It’s 1935. As a monstrous hurricane bears down on the Florida Keys, black and white residents and a group of World War I veterans building a bridge must face not only the truth of nature’s cruelty, but also of man’s.
In Lafaye’s debut novel, she explores Depression-era Florida, following the relationships among Missy, a self-educated African-American nanny; Nelson and Hilda Kincaid, the richest, and most unhappy, white couple in town; Henry, a veteran who has just returned home to work after 18 years away; Dwayne, the town sheriff; and Selma, Henry’s sister , who has the power to invoke supernatural forces. During the annual town barbecue, tension between black and white residents boils over, and Hilda is beaten nearly to death.

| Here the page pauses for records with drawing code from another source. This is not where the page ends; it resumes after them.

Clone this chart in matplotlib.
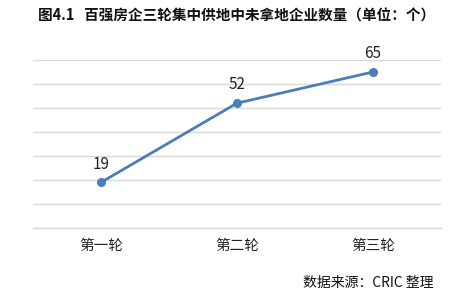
import matplotlib

matplotlib.use("Agg")
import matplotlib.pyplot as plt

plt.rcParams["font.family"] = ["Noto Sans CJK SC", "DejaVu Sans"]

rounds = ["第一轮", "第二轮", "第三轮"]
counts = [19, 52, 65]
title = "图4.1   百强房企三轮集中供地中未拿地企业数量（单位：个）"
source = "数据来源：CRIC 整理"

fig = plt.figure(figsize=(4.73, 2.95), dpi=100)
ax = fig.add_axes([0.0698, 0.2271, 0.862, 0.5695])

x = range(len(rounds))
ax.plot(x, counts, color="#4A7EBB", linewidth=2.0, marker="o", markersize=5.5)
for xi, v in zip(x, counts):
    ax.annotate(str(v), (xi, v), xytext=(0, 7), textcoords="offset points",
                ha="center", va="bottom", fontsize=11, color="#222222")

ax.set_xlim(-0.5, 2.5)
ax.set_ylim(0, 70)
ax.set_yticks(range(0, 71, 10))
ax.set_yticklabels([])
ax.yaxis.grid(True, color="#d9d9d9", linewidth=1.0)
ax.set_axisbelow(True)
ax.set_xticks(list(x))
ax.set_xticklabels(rounds, fontsize=10.5, color="#222222")
ax.tick_params(length=0, pad=8)
for name, spine in ax.spines.items():
    spine.set_visible(name == "bottom")
ax.spines["bottom"].set_color("#d9d9d9")
ax.spines["bottom"].set_linewidth(1.0)

fig.text(0.5, 0.948, title, ha="center", va="center", fontsize=10.5,
         fontweight="bold", color="#111111")
fig.text(0.917, 0.04, source, ha="right", va="center", fontsize=10,
         color="#111111")

fig.savefig("out.png", dpi=100)
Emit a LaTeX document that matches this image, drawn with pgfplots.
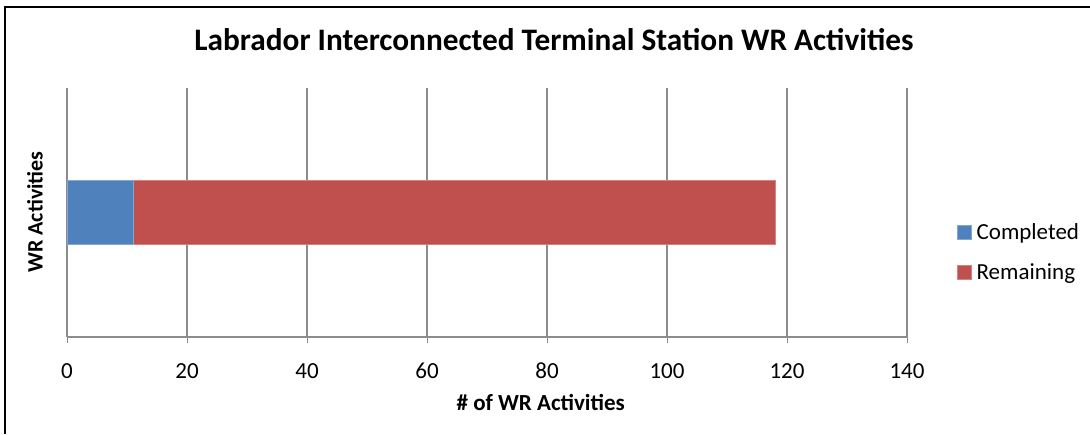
\documentclass[border=0pt]{standalone}
\usepackage{pgfplots}
\pgfplotsset{compat=1.18}
\usepackage{fontspec}
\setmainfont{Carlito}
\definecolor{cblue}{HTML}{4F81BD}
\definecolor{cred}{HTML}{C0504D}
\definecolor{gridgray}{HTML}{8C8C8C}
\begin{document}
\begin{tikzpicture}[x=1pt,y=1pt]
\useasboundingbox (0,0) rectangle (1090,434);
\fill[white] (0,0) rectangle (1090,434);
\draw[black, line width=2pt] (5,0) -- (5,427) -- (1090,427);
\node[font=\fontsize{31.3}{36}\selectfont\bfseries] at (554,394) {Labrador Interconnected Terminal Station WR Activities};
\node[font=\fontsize{22}{26}\selectfont\bfseries, rotate=90] at (35,222) {WR Activities};
\begin{axis}[
  at={(67pt,97pt)}, anchor=south west,
  scale only axis, width=840pt, height=249pt,
  xmin=0, xmax=140, ymin=-1, ymax=1,
  xbar stacked, bar width=64pt,
  axis x line=bottom, axis y line=left,
  axis line style={gridgray, line width=2pt, -},
  xtick={0,20,...,140}, ytick=\empty,
  tick align=outside, major tick length=6pt,
  xtick style={gridgray, line width=1pt},
  xmajorgrids, grid style={gridgray, line width=1.5pt},
  /pgf/number format/assume math mode=true,
  ticklabel style={font=\fontsize{23}{27}\selectfont},
  xticklabel style={anchor=center, yshift=-28pt},
  xlabel={\# of WR Activities},
  xlabel style={font=\fontsize{23}{27}\selectfont\bfseries, at={(0.564,-0.265)}, anchor=center},
  legend style={draw=none, fill=none, at={(1.056,0.34)}, anchor=west,
    font=\fontsize{23}{27}\selectfont, row sep=18pt,
    /tikz/every odd column/.append style={column sep=3pt}},
  legend cell align=left,
  legend image code/.code={\fill[#1] (0pt,-7pt) rectangle (14pt,7pt);},
]
\addplot[fill=cblue, draw=cblue!70!white] coordinates {(11,0)};
\addlegendentry{Completed}
\addplot[fill=cred, draw=cred!70!white] coordinates {(107,0)};
\addlegendentry{Remaining}
\end{axis}
\end{tikzpicture}
\end{document}
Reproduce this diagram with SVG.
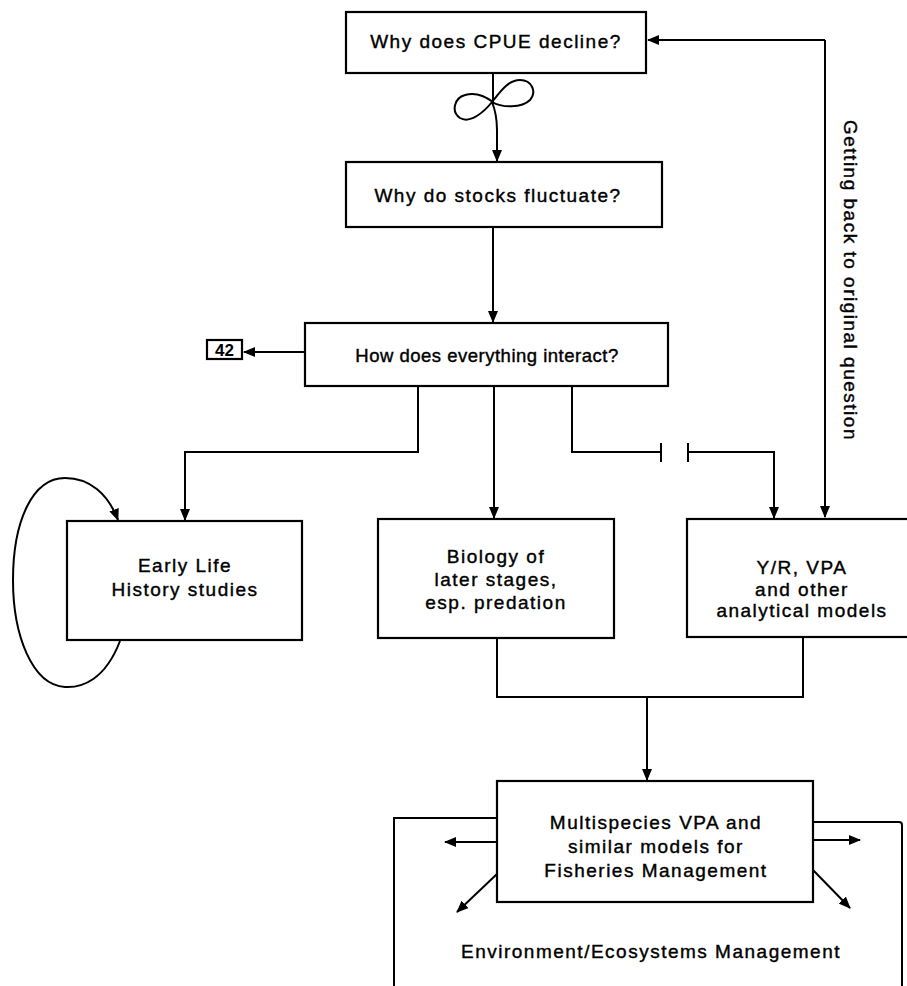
<svg xmlns="http://www.w3.org/2000/svg" width="907" height="986" viewBox="0 0 907 986">
<defs>
<marker id="ah" markerWidth="12" markerHeight="10" refX="11" refY="5" orient="auto" markerUnits="userSpaceOnUse">
<path d="M0,0 L12,5 L0,10 z" fill="#000"/>
</marker>
<style>
.box{fill:#fff;stroke:#000;stroke-width:2.2}
.ln{fill:none;stroke:#000;stroke-width:2}
.t{font-family:"Liberation Sans",Arial,sans-serif;font-size:19px;letter-spacing:1.5px;fill:#000;stroke:#000;stroke-width:0.4;text-anchor:middle}
</style>
</defs>
<rect width="907" height="986" fill="#fff"/>
<g id="connectors">
<path class="ln" d="M493,73 L493,102 C485,96 475,92 465,95 C454,98 451,112 460,118 C470,124 484,112 492,102 C500,92 508,80 520,80 C532,80 537,92 530,100 C522,108 502,108 492,102 C496,112 497,120 497,130 L497,161" marker-end="url(#ah)"/>
<path class="ln" d="M493,227 L493,322" marker-end="url(#ah)"/>
<path class="ln" d="M305,352 L244,352" marker-end="url(#ah)"/>
<path class="ln" d="M418,386 L418,452 L185,452 L185,520" marker-end="url(#ah)"/>
<path class="ln" d="M494,386 L494,518" marker-end="url(#ah)"/>
<path class="ln" d="M572,386 L572,452 L661,452 M661,443 L661,462 M688,443 L688,462 M688,452 L774,452 L774,518" marker-end="url(#ah)"/>
<path class="ln" d="M825,40 L825,517" marker-end="url(#ah)"/>
<path class="ln" d="M825,40 L648,40" marker-end="url(#ah)"/>
<path class="ln" d="M120,641 C105,680 82,688 65,687 C32,685 13,635 13,580 C13,522 32,478 65,478 C90,478 108,494 118,520" marker-end="url(#ah)"/>
<path class="ln" d="M497,638 L497,697 L803,697 L803,637"/>
<path class="ln" d="M647,697 L647,780" marker-end="url(#ah)"/>
<path class="ln" d="M497,818 L394,818 L394,986 M813,822 L899,822 Q902,822 902,825 L902,986"/>
<path class="ln" d="M497,842 L445,842" marker-end="url(#ah)"/>
<path class="ln" d="M813,840 L860,840" marker-end="url(#ah)"/>
<path class="ln" d="M497,874 L457,912" marker-end="url(#ah)"/>
<path class="ln" d="M813,870 L850,908" marker-end="url(#ah)"/>
</g>
<g id="n1"><rect class="box" x="346" y="12" width="300" height="61"/><text class="t" x="496" y="48">Why does CPUE decline?</text></g>
<g id="n2"><rect class="box" x="346" y="162" width="316" height="65"/><text class="t" x="498" y="202">Why do stocks fluctuate?</text></g>
<g id="n3"><rect class="box" x="305" y="323" width="363" height="63"/><text class="t" x="487" y="362" style="font-size:18.5px;letter-spacing:0.5px">How does everything interact?</text></g>
<g id="n42"><rect class="box" x="207" y="340" width="35" height="19"/><text x="224.5" y="356" style="font-family:'Liberation Sans',Arial,sans-serif;font-size:17px;font-weight:bold;text-anchor:middle">42</text></g>
<g id="n4"><rect class="box" x="67" y="521" width="235" height="119"/><text class="t" x="185" y="572">Early Life</text><text class="t" x="185" y="596">History studies</text></g>
<g id="n5"><rect class="box" x="378" y="519" width="236" height="119"/><text class="t" x="496" y="563">Biology of</text><text class="t" x="496" y="586">later stages,</text><text class="t" x="496" y="609">esp. predation</text></g>
<g id="n6"><rect class="box" x="687" y="519" width="240" height="118"/><text class="t" x="802" y="574">Y/R, VPA</text><text class="t" x="802" y="596">and other</text><text class="t" x="802" y="617">analytical models</text></g>
<g id="n7"><rect class="box" x="497" y="781" width="316" height="121"/><text class="t" x="656" y="829">Multispecies VPA and</text><text class="t" x="656" y="853">similar models for</text><text class="t" x="656" y="877">Fisheries Management</text></g>
<g id="n8"><text class="t" x="651" y="958">Environment/Ecosystems Management</text></g>
<g id="lbl"><text class="t" style="text-anchor:start" transform="translate(844,120) rotate(90)">Getting back to original question</text></g>
</svg>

Soon the hurricane comes to wipe the slate clean. Lafaye’s novel is based on true circumstances, a fact she drives home in an opening historical note. This matters less than she thinks, because the novel is rooted in human relationships, with the hurricane serving more as symbol than climax to the plot. The characters are flawed and interesting, and the descriptions of place and culture are colorful. But somehow the novel fails to achieve any great depth or pathos until the very end, when Lafaye enumerates the lives lost during the storm. This is only a problem because it seems that Lafaye wants this to be more, a story of our nation’s racism and the scars it left behind. But the true focus is on individuals and their struggles; the book fails to transcend and become universal commentary.
Character-driven drama that, while it doesn't offer any new insights into our country’s racist past, explores a unique setting.